The tightly controlled modulation of glutamatergic transmission is of enormous importance in brain physiology and in pathogenesis of CNS illnesses including psychiatric dysfunctions. Here we conclude based on published evidence that besides the well-known, classical modulators such as dopamine or acetylcholine, the purinergic neuromodulatory system is also fundamentally involved in the fine-tuning of glutamatergic transmission.

There are a number of open or ambiguous questions relating to the interaction of the purinergic and glutamatergic systems. They are mostly due to the heterogeneous effects caused by ATP and its enzymatic degradation product adenosine on the release and postsynaptic function of glutamate. For example, ATP itself might increase glutamate release via P2X7 receptors, or after decomposition to adenosine, it might either increase (via A2A) or inhibit (via A1 receptors) the release of glutamate. Similarly, A1 receptors inhibit and A2A receptors facilitate NMDA receptor-mediated effects. Moreover, A2A receptors can differentially influence NMDA receptors depending on the brain area investigated (stimulation in the hippocampus, but inhibition in the striatum). The situation becomes still more complicated because of the presence of ATP and adenosine sensitive receptors at different cell types (neurons, macro- and microglia, ependymal and vascular cells) and the temporal diversity of the onset and offset of their activation. For example, after the occlusion of a cerebral artery, P2X7 receptors are upregulated soon after the ensuing metabolic limitation, and P2X7 receptor upregulation occurs only with some temporal delay on astrocytes and oligodendrocytes. Eventually, both ATP and adenosine are polar compounds, which do not pass the blood-brain barrier and therefore cannot be used on systemic application.

In consequence, for possible therapeutic purposes, blood-brain barrier permeable and enzymatically stable substances should be used to directly stimulate or inhibit P2/P1 receptors; an alternative possibility is to interfere with the inactivation of ATP/adenosine (uptake or enzymatic degradation) or to modulate their effects by allosteric agonists/antagonists. The greatest chances to become drugs have substances which antagonize P2X7 or A2A receptors. P2X7 receptors have a low density in the healthy brain and seem to be upregulated only during pathophysiological conditions; therefore, their blockade is expected to have only moderate side effects by leaving physiological functions unaltered. The same holds true for striatal A2A receptors, which clearly differ in their properties from their extra-striatal counterparts and might be quite selectively targeted for the therapy of, e.g. Parkinson’s disease.

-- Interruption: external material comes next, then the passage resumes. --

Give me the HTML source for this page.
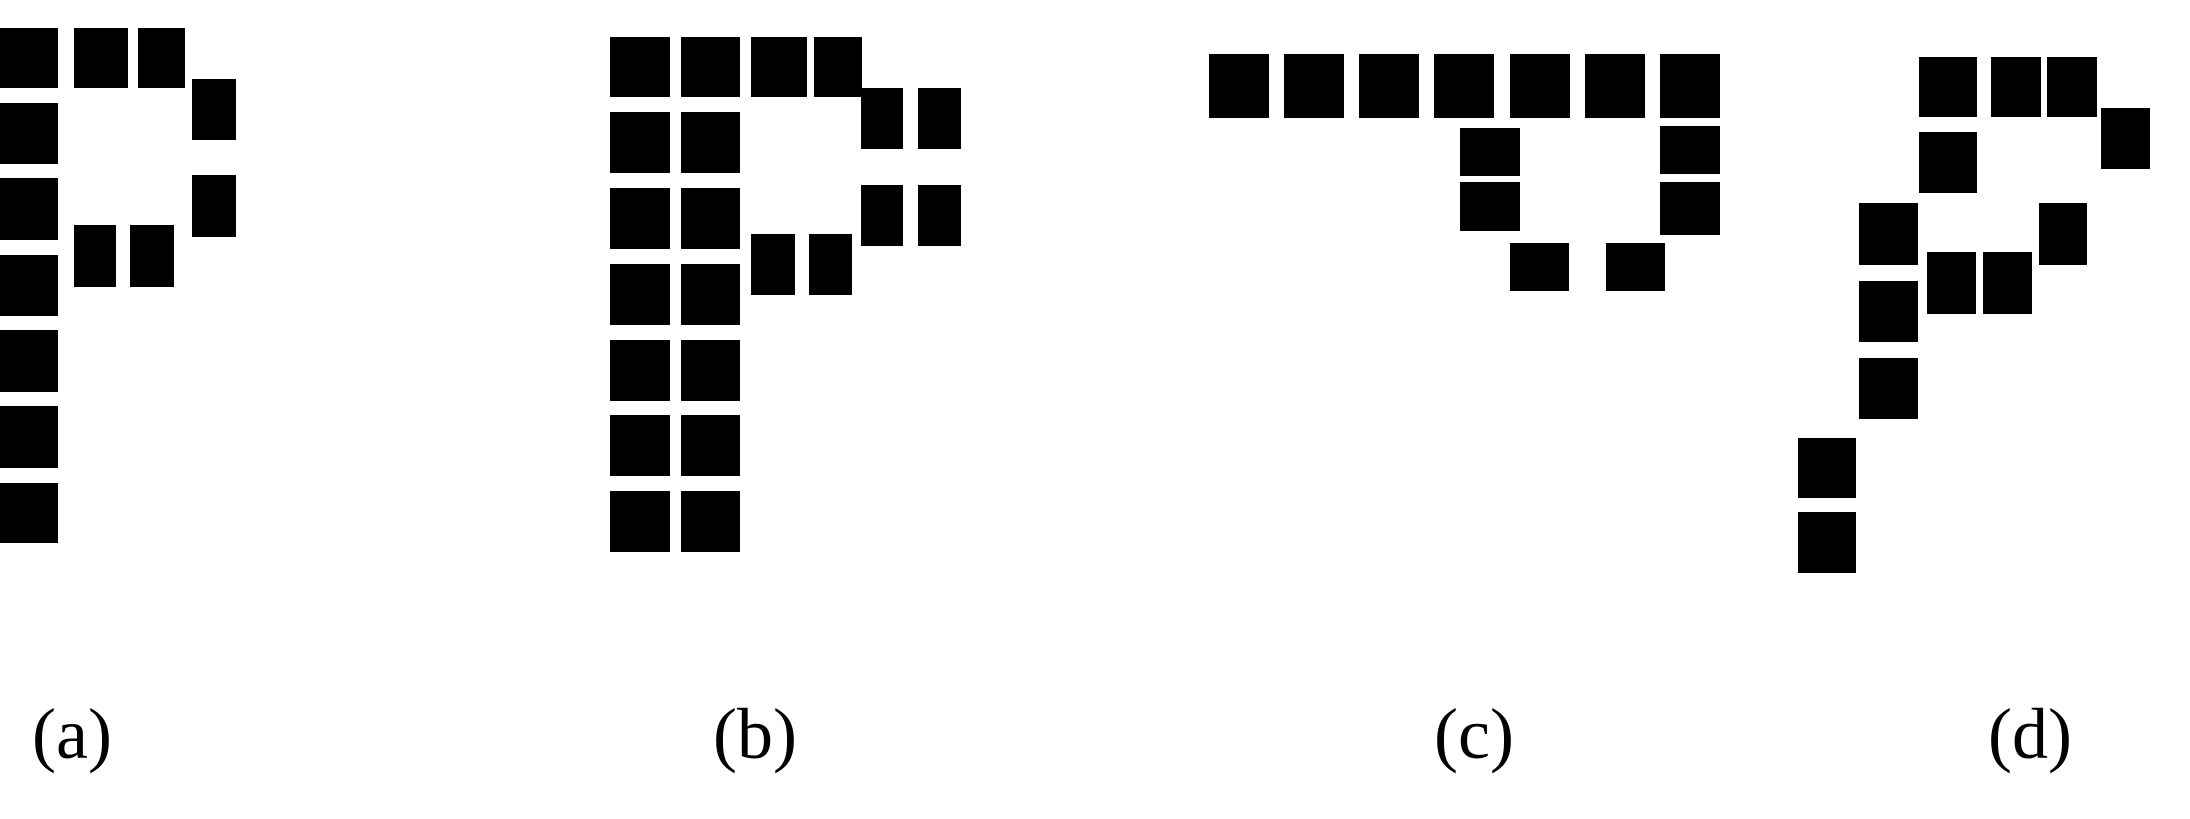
<!DOCTYPE html>
<html><head><meta charset="utf-8"><style>
html,body{margin:0;padding:0;background:#fff;width:2190px;height:819px;overflow:hidden}
svg{display:block}
text{font-family:"Liberation Serif",serif;font-size:72px;fill:#000}
</style></head><body>
<svg width="2190" height="819" viewBox="0 0 2190 819">
<g id="cells" fill="#000"></g>
<g>
<text x="72" y="758" text-anchor="middle">(a)</text>
<text x="755" y="758" text-anchor="middle">(b)</text>
<text x="1474" y="758" text-anchor="middle">(c)</text>
<text x="2030" y="758" text-anchor="middle">(d)</text>
</g>
</svg>
<script>
// cells: [x0, y0, x1, y1]
const cellsA = [[0,28,58,88],[0,103,58,164],[0,178,58,240],[0,255,58,316],[0,330,58,392],[0,406,58,468],[0,483,58,543],
 [74,28,128,88],[138,28,185,88],[192,79,236,140],[192,175,236,237],[74,225,116,287],[130,225,174,287]];
const cellsB = [[610,37,670,97],[681,37,740,97],[751,37,807,97],[814,37,862,97],
 [610,112,670,173],[681,112,740,173],[610,188,670,249],[681,188,740,249],[610,264,670,325],[681,264,740,325],
 [610,340,670,401],[681,340,740,401],[610,415,670,476],[681,415,740,476],[610,491,670,552],[681,491,740,552],
 [861,88,903,149],[918,88,961,149],[861,185,903,246],[918,185,961,246],[751,234,795,295],[809,234,852,295]];
const cellsC = [[1209,54,1269,118],[1284,54,1344,118],[1359,54,1419,118],[1434,54,1494,118],[1510,54,1570,118],[1585,54,1645,118],[1660,54,1720,118],
 [1460,128,1520,176],[1660,126,1720,174],[1460,182,1520,231],[1660,182,1720,235],[1510,243,1569,291],[1606,243,1665,291]];
const cellsD = [[1919,57,1977,117],[1991,57,2041,117],[2047,57,2097,117],[2101,108,2150,169],
 [1919,132,1977,193],[1859,203,1918,265],[1859,281,1918,342],[1859,358,1918,419],
 [1927,252,1976,314],[1983,252,2032,314],[2039,203,2087,265],[1798,438,1856,498],[1798,512,1856,573]];
const g = document.getElementById('cells');
const NS = 'http://www.w3.org/2000/svg';
function draw(list, panel){
  list.forEach((c,i)=>{
    const r = document.createElementNS(NS,'rect');
    r.setAttribute('x',c[0]); r.setAttribute('y',c[1]);
    r.setAttribute('width',c[2]-c[0]); r.setAttribute('height',c[3]-c[1]);
    
    
    g.appendChild(r);
  });
}
draw(cellsA,'a'); draw(cellsB,'b'); draw(cellsC,'c'); draw(cellsD,'d');
</script>
</body></html>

It has to be stated that not all effects of purinergic ligands can be predicted with a high likelihood. The mild psychostimulant caffeine, which has been ‘abused’ for centuries, exerts this effect by blocking A2A receptors in the nucleus accumbens but, in addition, acts as a cognition enhancer and improves neurodegeneration by a presently unclarified mechanism. Thus, structural analogues of caffeine have good chances to become suitable drugs for the treatment of these latter disorders.

In conclusion, the understanding of purinergic/glutamatergic interaction in the brain may open new avenues in the target identification and optimization of research activities aiming at the restoration of glutamatergic neurotransmission in pathological states.